The annual poll by the American Chamber of Commerce in Shanghai found that while most of its member companies remained profitable in 2018, the number reporting revenue growth fell. Projections for future revenue also dropped, highlighting the corrosive impact of the escalating tit-for-tat tariffs.
Five-year optimism sunk for the first time since 2015, when China’s stock markets nosedived and the authorities fumbled their response.
“Revenue growth projections have lowered, optimism about the future has waned, and many companies are redirecting investment originally planned for China,” AmCham said in a report on the survey published on Wednesday.
The downbeat results come as U.S. and Chinese negotiators prepare to meet in Washington in October in stop-start efforts to de-escalate the year-long trade row. With little progress to show so far, market expectations for a breakthrough in the discussions are low.
“With no sign of a trade agreement, 2019 will be a difficult year; without a trade deal, 2020 may be worse,” the AmCham report said.
Most AmCham member companies were against the use of tariffs to handle trade disputes, with three-quarters of respondents saying they were opposed.
The survey was conducted between June 27 and July 25 – before the latest round of tariff increases took effect – and received 333 responses, AmCham said.
Over a quarter of poll respondents said they had redirected investments originally planned for China to other locations – up 6.9 percentage points from the previous year. Southeast Asia was the top destination, followed by India.
Investment redirection was most prominent in technology, hardware, software and services, with 40% saying they had done so, according to the survey.
Moreover, decreases in investment have accelerated in 2019, underscoring the pressure on China’s economy, which grew at its slowest pace in almost 30 years in the second quarter.

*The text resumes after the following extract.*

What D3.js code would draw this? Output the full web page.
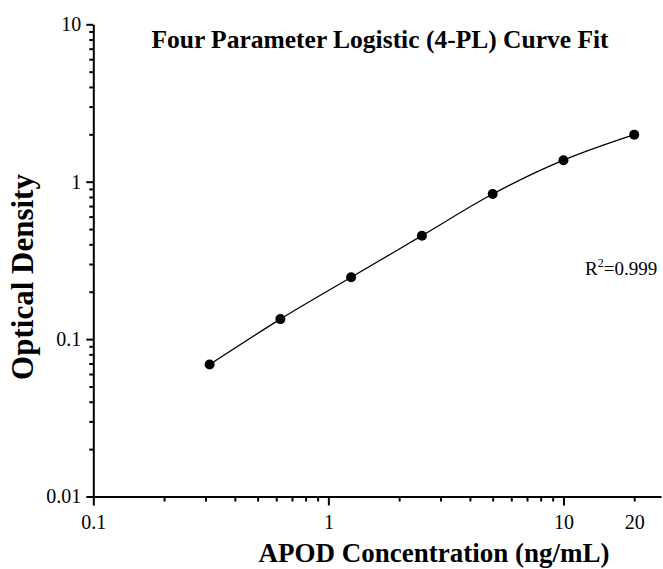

The survey showed a 14.4 percentage point fall in the number of companies anticipating increasing investment, and a 12.2 percentage point increase in the number of companies planning to decrease investment compared to 2018.
The gloom was taking a toll on employment.
Nearly 20% of companies said they were cutting headcount in 2019, compared to just shy of 10% last year, while the number of companies that said they were increasing headcount slipped by 17.8 percentage points.
Beside the trade war, the slowing Chinese economy clouded the outlook and was named as the greatest three- to five-year challenge by almost 60% of companies – up 22.5% from last year.
Still, AmCham said there were “pockets of optimism” in its survey results, with corruption and fraud reported to have declined, while government bureaucracy became more efficient and the regulatory environment improved.